Biographical Sketch of James Harvey Garrison


Text from Historical Documents Advocating Christian Union , 1904. Pages 335–339. Transcribed by Bobby Valentine

James Harvey Garrison

V ICTOR HUGO in his William Shakespeare tells us that in the realm of high art there is no greatest poet. Homer, Virgil, Dante, Shakespeare are each supreme. Dante is different but just as great as Homer. So, Isaac Errett and J. H. Garrison, as editors of the Christian Standard and The Christian Evangelist, the one now wearing a crown of glory and the other still fighting valiantly the good fight of faith, have each been of first importance to the Restoration of Primitive Christianity—its doctrine, its ordinances, and its fruits. Mr. Errett was, and Mr. Garrison is the greatest protagonist of Christian liberty under the supreme authority of the Lord Jesus Christ in the line of noble men who have plead for Christian Union upon the New Testament basis. Both of them labored unceasingly with pen and voice for Christian Missions, and Mr. Garrison has been the especial champion of a larger recognition among the Disciples of Christ of the power personality of the Holy Spirit in the development of Christian char [336] acter and the progress of Christian Missions, He is a man of like passions with the rest of us who have our limitations, and being still one of us, we cannot fully appreciate all he has been to the Restoration of the Christianity of Christ as the method of restoring the unity of the body of Christ.

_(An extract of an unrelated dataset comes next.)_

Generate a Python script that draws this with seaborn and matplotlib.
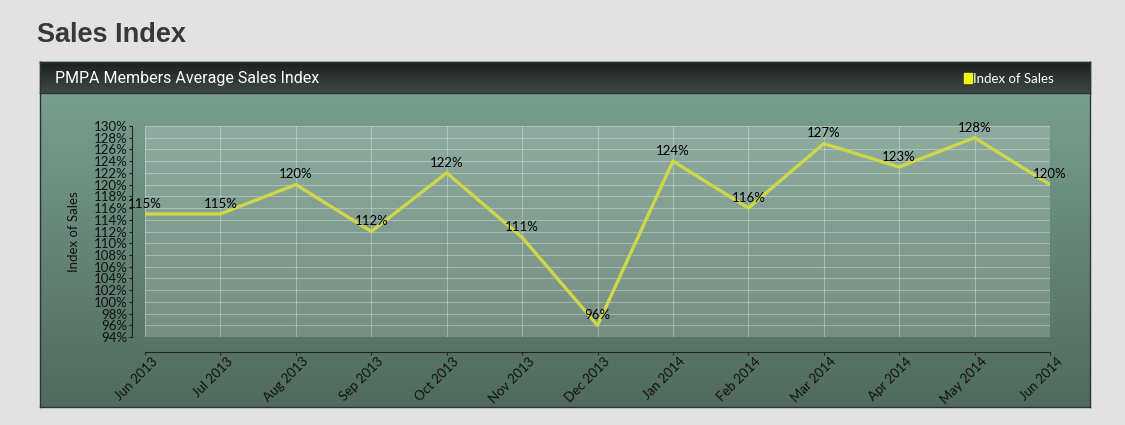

However, we need not wait until Mr. Garrison joins Barton W. Stone, Thomas Campbell, Alexander Campbell and Isaac Errett on the other shore to recognize the fact that if the responsibility of leadership in the balance of loyalty to the Word of God and liberty in the Son of God fell upon Mr. Errett when Mr. Campbell died, in 1866, the same responsibility fell upon Mr. Garrison, when Mr. Errett died, in 1888. The present generation of growing and aggressive Disciples of Christ owe more to Mr. Garrison than to any other living man for the liberty we enjoy in Christ Jesus. The champion of Christian missions, Christian liberty and Christian progress, he has ever recognized the supreme authority of our divine Lord and the New Testament alone as our guide in matters of doctrine and discipline.

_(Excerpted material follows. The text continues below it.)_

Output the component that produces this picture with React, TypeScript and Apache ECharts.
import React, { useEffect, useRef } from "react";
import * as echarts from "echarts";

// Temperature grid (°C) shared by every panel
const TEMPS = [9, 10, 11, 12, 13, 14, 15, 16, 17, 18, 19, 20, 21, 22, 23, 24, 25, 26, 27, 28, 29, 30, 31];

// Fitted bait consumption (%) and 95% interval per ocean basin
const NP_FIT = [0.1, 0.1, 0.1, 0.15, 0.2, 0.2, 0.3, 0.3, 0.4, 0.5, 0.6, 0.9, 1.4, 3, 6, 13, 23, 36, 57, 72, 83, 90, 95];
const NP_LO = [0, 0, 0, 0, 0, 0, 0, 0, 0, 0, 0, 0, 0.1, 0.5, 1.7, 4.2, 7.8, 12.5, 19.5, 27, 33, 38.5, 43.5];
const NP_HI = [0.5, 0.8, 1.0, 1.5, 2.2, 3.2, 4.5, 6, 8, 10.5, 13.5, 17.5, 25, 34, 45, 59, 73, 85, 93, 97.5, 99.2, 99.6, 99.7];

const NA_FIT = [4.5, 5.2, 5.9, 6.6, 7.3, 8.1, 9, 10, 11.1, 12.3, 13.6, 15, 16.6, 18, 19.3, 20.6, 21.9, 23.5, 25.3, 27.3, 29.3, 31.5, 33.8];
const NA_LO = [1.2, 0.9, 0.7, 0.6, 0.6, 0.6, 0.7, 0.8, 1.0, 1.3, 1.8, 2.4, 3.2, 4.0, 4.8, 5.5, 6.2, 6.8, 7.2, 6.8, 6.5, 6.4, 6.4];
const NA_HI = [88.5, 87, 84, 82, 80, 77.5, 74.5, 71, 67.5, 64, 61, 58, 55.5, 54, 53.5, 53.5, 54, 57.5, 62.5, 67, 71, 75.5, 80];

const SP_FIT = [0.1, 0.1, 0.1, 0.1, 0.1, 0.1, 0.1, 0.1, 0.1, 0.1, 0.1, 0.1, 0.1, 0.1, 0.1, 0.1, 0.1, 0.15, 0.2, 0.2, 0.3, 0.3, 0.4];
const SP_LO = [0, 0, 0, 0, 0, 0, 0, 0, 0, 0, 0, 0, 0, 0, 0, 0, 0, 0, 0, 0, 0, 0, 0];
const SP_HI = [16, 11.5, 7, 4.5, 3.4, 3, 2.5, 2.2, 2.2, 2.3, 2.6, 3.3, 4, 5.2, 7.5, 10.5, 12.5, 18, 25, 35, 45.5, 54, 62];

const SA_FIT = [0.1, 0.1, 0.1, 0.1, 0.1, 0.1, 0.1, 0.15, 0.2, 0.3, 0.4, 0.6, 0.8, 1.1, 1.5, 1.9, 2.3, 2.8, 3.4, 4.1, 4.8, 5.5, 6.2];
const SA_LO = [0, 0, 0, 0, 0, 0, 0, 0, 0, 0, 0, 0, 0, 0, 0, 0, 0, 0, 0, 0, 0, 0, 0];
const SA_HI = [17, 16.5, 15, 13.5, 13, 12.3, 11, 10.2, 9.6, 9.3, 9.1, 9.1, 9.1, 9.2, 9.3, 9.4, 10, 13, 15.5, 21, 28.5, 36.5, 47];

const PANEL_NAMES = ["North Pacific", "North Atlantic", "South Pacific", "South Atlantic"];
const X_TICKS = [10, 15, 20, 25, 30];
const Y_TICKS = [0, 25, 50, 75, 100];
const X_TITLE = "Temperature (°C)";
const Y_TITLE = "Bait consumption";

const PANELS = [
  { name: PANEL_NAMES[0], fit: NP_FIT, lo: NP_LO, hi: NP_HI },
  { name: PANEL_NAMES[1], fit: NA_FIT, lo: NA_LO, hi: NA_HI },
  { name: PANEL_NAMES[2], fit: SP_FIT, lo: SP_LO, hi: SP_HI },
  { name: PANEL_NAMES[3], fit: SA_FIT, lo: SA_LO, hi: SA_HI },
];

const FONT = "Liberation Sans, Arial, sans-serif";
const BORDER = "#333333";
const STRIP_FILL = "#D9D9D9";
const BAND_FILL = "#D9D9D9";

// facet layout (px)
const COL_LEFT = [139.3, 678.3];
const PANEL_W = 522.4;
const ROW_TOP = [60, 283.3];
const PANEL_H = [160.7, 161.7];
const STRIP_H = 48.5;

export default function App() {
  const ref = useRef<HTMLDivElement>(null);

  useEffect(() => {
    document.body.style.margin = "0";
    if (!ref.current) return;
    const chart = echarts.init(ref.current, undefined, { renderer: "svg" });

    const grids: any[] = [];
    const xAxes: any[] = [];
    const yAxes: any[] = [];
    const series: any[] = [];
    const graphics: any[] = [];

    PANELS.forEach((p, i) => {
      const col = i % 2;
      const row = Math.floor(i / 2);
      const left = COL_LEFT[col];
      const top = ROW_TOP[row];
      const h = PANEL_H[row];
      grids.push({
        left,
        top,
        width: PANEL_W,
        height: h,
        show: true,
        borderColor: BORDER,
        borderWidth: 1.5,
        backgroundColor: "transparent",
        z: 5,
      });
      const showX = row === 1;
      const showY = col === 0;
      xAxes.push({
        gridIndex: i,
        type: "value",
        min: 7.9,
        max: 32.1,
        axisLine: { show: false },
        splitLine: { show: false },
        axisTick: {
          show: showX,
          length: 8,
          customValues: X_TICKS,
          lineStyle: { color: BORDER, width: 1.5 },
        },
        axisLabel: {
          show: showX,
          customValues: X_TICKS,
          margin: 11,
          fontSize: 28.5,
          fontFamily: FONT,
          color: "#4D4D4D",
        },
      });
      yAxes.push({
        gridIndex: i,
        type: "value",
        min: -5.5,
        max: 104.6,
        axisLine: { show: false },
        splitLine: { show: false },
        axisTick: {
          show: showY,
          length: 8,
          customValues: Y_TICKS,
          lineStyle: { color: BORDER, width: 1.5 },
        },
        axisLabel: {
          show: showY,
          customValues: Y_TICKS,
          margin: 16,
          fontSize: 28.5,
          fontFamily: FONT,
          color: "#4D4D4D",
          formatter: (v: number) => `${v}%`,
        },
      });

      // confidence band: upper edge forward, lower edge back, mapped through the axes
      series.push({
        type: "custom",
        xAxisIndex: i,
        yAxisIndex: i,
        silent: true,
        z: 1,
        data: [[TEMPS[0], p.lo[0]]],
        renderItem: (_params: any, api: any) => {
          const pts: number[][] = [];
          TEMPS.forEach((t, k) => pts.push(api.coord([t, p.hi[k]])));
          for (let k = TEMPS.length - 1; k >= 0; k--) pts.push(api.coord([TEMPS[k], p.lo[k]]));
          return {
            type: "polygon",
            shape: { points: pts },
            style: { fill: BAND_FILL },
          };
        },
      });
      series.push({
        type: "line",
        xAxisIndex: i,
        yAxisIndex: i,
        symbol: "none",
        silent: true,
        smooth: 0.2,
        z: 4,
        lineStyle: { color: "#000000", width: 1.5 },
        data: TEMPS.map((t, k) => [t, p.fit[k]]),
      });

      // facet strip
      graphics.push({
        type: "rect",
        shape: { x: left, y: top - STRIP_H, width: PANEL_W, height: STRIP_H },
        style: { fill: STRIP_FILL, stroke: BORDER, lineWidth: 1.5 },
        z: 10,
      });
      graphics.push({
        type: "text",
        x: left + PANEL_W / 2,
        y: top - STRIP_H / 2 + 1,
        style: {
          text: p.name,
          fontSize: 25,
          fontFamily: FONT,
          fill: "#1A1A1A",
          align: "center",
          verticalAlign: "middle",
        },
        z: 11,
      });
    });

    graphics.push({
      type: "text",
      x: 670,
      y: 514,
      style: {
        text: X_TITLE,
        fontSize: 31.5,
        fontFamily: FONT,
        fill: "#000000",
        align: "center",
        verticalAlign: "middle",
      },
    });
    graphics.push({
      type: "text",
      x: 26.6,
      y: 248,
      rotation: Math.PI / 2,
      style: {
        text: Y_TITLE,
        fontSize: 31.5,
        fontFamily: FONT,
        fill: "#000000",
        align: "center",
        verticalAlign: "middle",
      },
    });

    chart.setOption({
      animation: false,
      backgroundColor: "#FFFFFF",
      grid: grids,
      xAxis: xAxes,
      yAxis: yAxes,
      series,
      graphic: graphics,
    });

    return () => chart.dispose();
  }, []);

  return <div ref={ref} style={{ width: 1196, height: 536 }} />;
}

James Harvey Garrison was born in Mis - [337] souri on the second day of February in 1842. At the age of fifteen he made a public profession of religion and united with the Baptist church After studying under C. P. Hall, a Yankee school-teacher, young Garrison taught a district school himself at the age of sixteen. At the beginning of the Civil War he was attending a high school at Ozark, his birthplace. He identified himself with a company of Home Guards at Springfield, Missouri, and after the battle of Wilson's Creek he enlisted in the Twenty-fourth Missouri Infantry Volunteers, and was severely wounded at the battle of Pea Ridge, in March, 1862. Upon his recovery he raised a company of cavalry volunteers and continued his services until the close of the war, participating in several battles, acting as Assistant Inspector General and receiving the rank of Major for meritorious service.

When mustered out of the army in 1865, he entered Abingdon College in Illinois and graduated in 1868 as Bachelor of Arts. The week following his graduation he married Miss Judith E. Garrett, of Camp Point, Illinois, who graduated in the same class with him, and has been to him all that a faithful and affectionate [338] wife could be to her husband. In 1868 Mr. Garrison and J. C. Reynolds jointly published and edited the Gospel Echo, which was the forerunner of the Christian Evangelist, which, with the Christian Standard, under the leadership of Isaac Errett, became, the two mighty advocates for Christian Missions Christian Liberty and Christian Progress J. H. Garrison's influence in his preaching and writing has been and spiritual rather than polemical and controversial. He is the author of several books; the most widely read, however, is the one which is the truest expression of his own personality, “Alone with God.” As his biographer in the “Churches of Christ” has aptly said: “All of his work, either as editor or author, is in the very highest and best sense purely Christian and always reflects the spirit and teaching of the Word of God.” Indeed, he is the best representative of open-minded conservatism in Scriptural teaching and aggressiveness in the practical work of Christian Evangelism, in the religious body of which since the death of Isaac Errett, he has been the acknowledged leader. Pleading for a larger place for the Holy Spirit's power in the life of the Christian, warning his brethren against [339] narrowness and the spirit of sectism, welcoming new light on old faiths, firm and free, J. H. Garrison is the leading living representative of the Disciples of Christ. His statement, the World's Need of Our Plea, is a fitting document with which to close this volume of Historical Documents, which give the literary succession of the principles of the Restoration Movement of the Nineteenth Century.